Financial control: Does the business control financial aspects of the work?

  • Employee indicators: The worker has no business investment, no opportunity for profit or loss, works exclusively for one company, is paid hourly with no expenses
  • Contractor indicators: Multiple clients, own tools/equipment, variable income, business expenses, risk of loss

Type of relationship: How do the parties view and structure the relationship?

  • Employee indicators: Permanent, ongoing relationship; work is core to the business; benefits provided
  • Contractor indicators: Project-based or temporary work; work is outside the employer's core business; no benefits

ABC Test (Used by Many States)

Many states (California, Massachusetts, New Jersey, and others) use a stricter "ABC test." The worker is presumed an employee unless the business proves all three of:

A. The worker is free from the company's control in performing the work B. The work is outside the company's usual course of business C. The worker is customarily engaged in an independently established trade, occupation, or business

The "B" prong is particularly challenging: if your VA's work is central to what your business does (e.g., a VA who handles client delivery for a marketing agency), they may not qualify as a contractor under the ABC test in strict states.

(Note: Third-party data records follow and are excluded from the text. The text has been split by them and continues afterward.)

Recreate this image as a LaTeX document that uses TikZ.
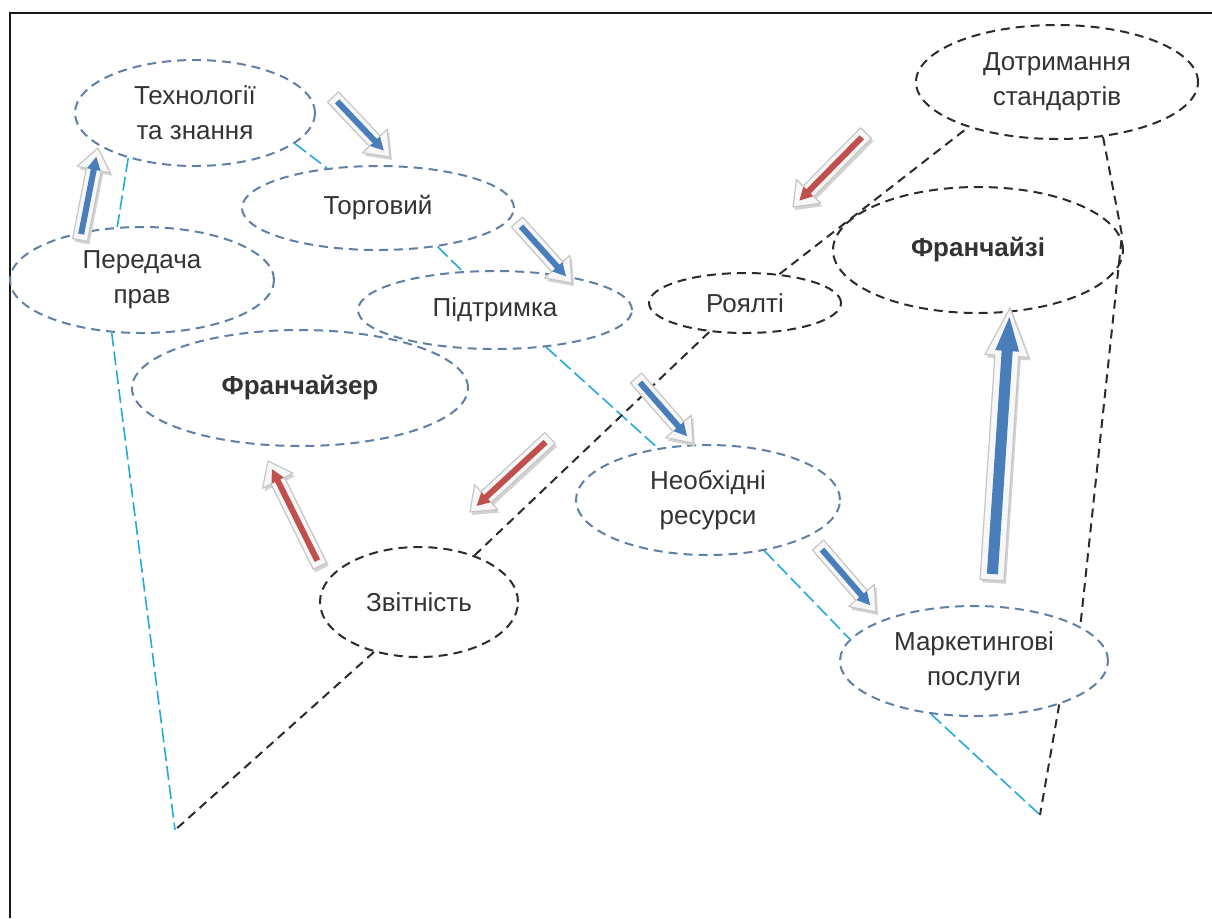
\documentclass[tikz,border=0pt]{standalone}
\usepackage{fontspec}
\setmainfont{Liberation Sans}
\usetikzlibrary{shapes.geometric}
\definecolor{ellblue}{HTML}{5F7FA6}
\definecolor{ellblack}{HTML}{2B2B2B}
\definecolor{cyanline}{HTML}{23A9DC}
\definecolor{arrblue}{HTML}{4A7EBB}
\definecolor{arrred}{HTML}{C0504D}
\definecolor{txt}{HTML}{333333}
\newcommand\fatarrow[5]{%
\begin{scope}[shift={(#1+2,#2+3)},rotate=#3]
\fill[gray!35] (0,-\AS) -- ({#4-\AL},-\AS) -- ({#4-\AL},-\AH) -- (#4,0) -- ({#4-\AL},\AH) -- ({#4-\AL},\AS) -- (0,\AS) -- cycle;
\end{scope}
\begin{scope}[shift={(#1,#2)},rotate=#3]
\filldraw[fill=gray!6, draw=gray!45, line width=0.6pt, line join=round] (0,-\AS) -- ({#4-\AL},-\AS) -- ({#4-\AL},-\AH) -- (#4,0) -- ({#4-\AL},\AH) -- ({#4-\AL},\AS) -- (0,\AS) -- cycle;
\fill[#5] (6,-\IS) -- ({#4-9-\IL},-\IS) -- ({#4-9-\IL},-\IH) -- ({#4-9},0) -- ({#4-9-\IL},\IH) -- ({#4-9-\IL},\IS) -- (6,\IS) -- cycle;
\end{scope}}
\newcommand\smallsizes{\def\AS{7.5}\def\AH{17}\def\AL{22}\def\IS{3}\def\IH{7}\def\IL{13}}
\newcommand\bigsizes{\def\AS{12}\def\AH{22}\def\AL{48}\def\IS{5.5}\def\IH{12}\def\IL{34}}
\begin{document}
\begin{tikzpicture}[x=0.5pt,y=-0.5pt,
  ell/.style={ellipse, inner sep=0pt, align=center, text=txt,
    font=\fontsize{13}{17.5}\selectfont, line width=1pt,
    dash pattern=on 4.5pt off 3pt},
  bluell/.style={ell, draw=ellblue},
  blackell/.style={ell, draw=ellblack},
  cyanl/.style={draw=cyanline, line width=0.8pt, dash pattern=on 7pt off 2.5pt},
  blackl/.style={draw=ellblack, line width=1pt, dash pattern=on 4.5pt off 3pt}]
\useasboundingbox (0,0) rectangle (1212,918);
\draw[gray!20!black, line width=1pt] (10,918) -- (10,13) -- (1212,13);

\node[bluell, minimum width=120pt, minimum height=53pt] (tech) at (195,113) {Технології\\та знання};
\node[bluell, minimum width=132pt, minimum height=53pt] (pered) at (142,280) {Передача\\прав};
\node[bluell, minimum width=136pt, minimum height=42pt] (torg) at (378,208) {Торговий};
\node[bluell, minimum width=137pt, minimum height=39pt] (pidt) at (495,310) {Підтримка};
\node[bluell, minimum width=168pt, minimum height=58pt, font=\fontsize{13}{17.5}\selectfont\bfseries] (franchr) at (300,388) {Франчайзер};
\node[bluell, minimum width=132pt, minimum height=55pt] (res) at (708,500) {Необхідні\\ресурси};
\node[bluell, minimum width=134pt, minimum height=55pt] (mark) at (974,661) {Маркетингові\\послуги};
\node[blackell, minimum width=99pt, minimum height=55pt] (zvit) at (419,602) {Звітність};
\node[blackell, minimum width=96pt, minimum height=30pt] (royal) at (745,303) {Роялті};
\node[blackell, minimum width=145pt, minimum height=63pt, font=\fontsize{13}{17.5}\selectfont\bfseries] (franchi) at (978,250) {Франчайзі};
\node[blackell, minimum width=141pt, minimum height=57pt] (dotr) at (1057,82) {Дотримання\\стандартів};

\coordinate (L) at (175,830);
\coordinate (R) at (1040,815);
\coordinate (K) at (1122,235);

\draw[cyanl] (tech.214) -- (pered.115);
\draw[cyanl] (tech.-17) -- (torg.142);
\draw[cyanl] (torg.-33) -- (pidt.130);
\draw[cyanl] (pidt.-36) -- (res.134);
\draw[cyanl] (res.-42) -- (mark.170);
\draw[cyanl] (mark.231) -- (R);
\draw[cyanl] (pered.240) -- (L);
\draw[blackl] (zvit.228) -- (L);
\draw[blackl] (zvit.40) -- (royal.219);
\draw[blackl] (royal.40) -- (dotr.207);
\draw[blackl] (dotr.-50) -- (K) -- (mark.18);
\draw[blackl] (mark.-27) -- (R);

\smallsizes
\fatarrow{80}{240}{78.93}{93.74}{arrblue}
\fatarrow{333}{97}{-46.47}{82.76}{arrblue}
\fatarrow{517}{222}{-47.96}{82.13}{arrblue}
\fatarrow{636}{378}{-48.75}{86.45}{arrblue}
\fatarrow{818}{545}{-49.12}{88.62}{arrblue}
\fatarrow{866}{133}{-134.61}{103.9}{arrred}
\fatarrow{550}{438}{-137.23}{109.0}{arrred}
\fatarrow{320}{566}{116.35}{117.2}{arrred}
\bigsizes
\fatarrow{992}{580}{86.21}{272.6}{arrblue}
\end{tikzpicture}
\end{document}
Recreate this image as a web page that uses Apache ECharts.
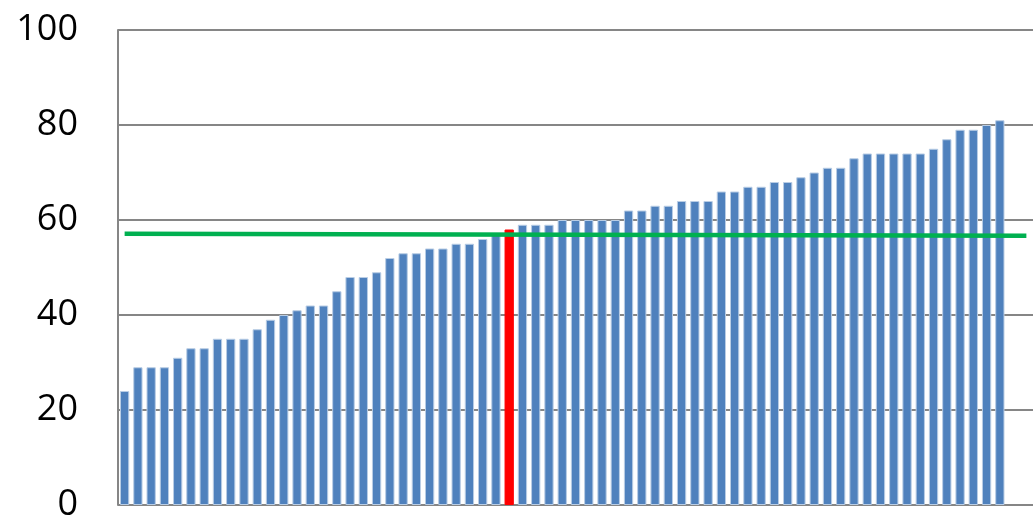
<!DOCTYPE html>
<html>
<head>
<meta charset="utf-8">
<script src="https://cdn.jsdelivr.net/npm/echarts@6/dist/echarts.min.js"></script>
<style>html,body{margin:0;padding:0;background:#fff}#main{width:1033px;height:523px}</style>
</head>
<body>
<div id="main"></div>
<script>
var values = [24, 29, 29, 29, 31, 33, 33, 35, 35, 35, 37, 39, 40, 41, 42, 42, 45, 48, 48, 49,
  52, 53, 53, 54, 54, 55, 55, 56, 57, 58,
  59, 59, 59, 60, 60, 60, 60, 60, 62, 62, 63, 63, 64, 64, 64, 66, 66, 67, 67, 68,
  68, 69, 70, 71, 71, 73, 74, 74, 74, 74, 74, 75, 77, 79, 79, 80, 81];
var highlightIndex = 29;   // red bar
var refLine = [57.1, 56.7];  // green line, left and right ends
var yTicks = [0, 20, 40, 60, 80, 100];

var categories = [];
var barData = [];
for (var i = 0; i < values.length + 2; i++) {
  categories.push('c' + i);
  if (i >= values.length) { barData.push(null); continue; }
  if (i === highlightIndex) barData.push({value: values[i], itemStyle: {color: '#ff0000', borderColor: '#ff0000'}});
  else barData.push(values[i]);
}

var myChart = echarts.init(document.getElementById('main'));
var option = {
  animation: false,
  grid: {left: 118, right: -7, top: 30, bottom: 16},
  xAxis: {
    type: 'category',
    data: categories,
    axisLabel: {show: false},
    axisTick: {show: false},
    axisLine: {show: false}
  },
  yAxis: {
    type: 'value',
    min: yTicks[0], max: yTicks[yTicks.length - 1], interval: 20,
    axisLine: {show: true, lineStyle: {color: '#868686', width: 2}},
    axisLabel: {color: '#000', fontSize: 36, fontFamily: 'Open Sans, sans-serif', margin: 40},
    splitLine: {lineStyle: {color: '#868686', width: 2}}
  },
  series: [{
    type: 'bar',
    data: barData,
    barCategoryGap: '30%',
    itemStyle: {color: '#4f81bd', borderColor: '#b9cde5', borderWidth: 1},
    markLine: {
      symbol: 'none', silent: true, label: {show: false},
      lineStyle: {color: '#00b050', width: 4.5, type: 'solid'},
      data: [[{coord: [0, refLine[0]]}, {coord: [categories.length - 1, refLine[1]]}]]
    }
  }]
};
myChart.setOption(option);
</script>
</body>
</html>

Economic Realities Test (Federal)

Used by the Department of Labor for wage and hour law purposes:

  • Degree of control
  • Profit/loss opportunity
  • Investment in the work
  • Permanency
  • Skill required
  • Whether work is integral to business

Red Flags That Suggest Employee Status

These factors push toward employee classification and create misclassification risk:

  • You set specific daily hours they must be available
  • You require the VA to use your equipment or specific software
  • They work exclusively for you (no other clients)
  • They've worked with you for a year or more with no defined project end date
  • You closely supervise their work methods, not just outcomes
  • You provide training on how to do their job
  • Their work is central to your business operations

Indicators of True Independent Contractor Status

These factors support contractor classification:

  • They work for multiple clients
  • They set their own schedule and work hours
  • They use their own equipment and software
  • The engagement has a defined project or scope
  • They invoice you for completed work
  • They have their own business entity (LLC, sole proprietorship)
  • They have the opportunity to profit or lose money based on their efficiency
  • They bring specialized skills you couldn't easily train

What This Means for Most Virtual Assistants

Most VA relationships, when properly structured, qualify for independent contractor treatment because:

  • VAs typically work remotely, setting their own schedules
  • VAs typically work for multiple clients
  • VA work is often supplementary, not core operations
  • VAs use their own equipment
  • The work is project or task-based, not open-ended employment

However: VAs who are asked to maintain specific hours, work exclusively for one client for extended periods, and be closely supervised in their methods face higher misclassification risk - especially in ABC test states like California.

How to Protect Yourself

  1. Use a clear contractor agreement that defines the independent contractor relationship explicitly
  2. Don't dictate how - only what: Define deliverables and quality standards, not methods and hours
  3. Allow them to work for other clients: Don't require exclusivity unless you're willing to reclassify
  4. Let them use their own equipment: Or reimburse for equipment as a business expense, not as an employer
  5. Issue 1099-NEC for payments over $600/year; do not issue W-2s

Frequently Asked Questions

Can I require my VA to be available during specific hours?

You can request preferred availability windows - but the closer you get to mandatory set hours, the more it looks like employment. Frame it as preferred availability for collaboration, not required work hours.

What if my VA asks to be treated as an employee?

You can choose to make the relationship an employment relationship - just be aware of the legal and tax obligations that come with it. Some businesses do hire remote employees rather than contractors, particularly in jurisdictions with strong ABC tests.

Can I be penalized even if I didn't know I was misclassifying?

Yes. The IRS and state agencies assess penalties regardless of intent, though willful misclassification carries higher penalties. Voluntary disclosure programs exist in some states if you believe you've misclassified workers.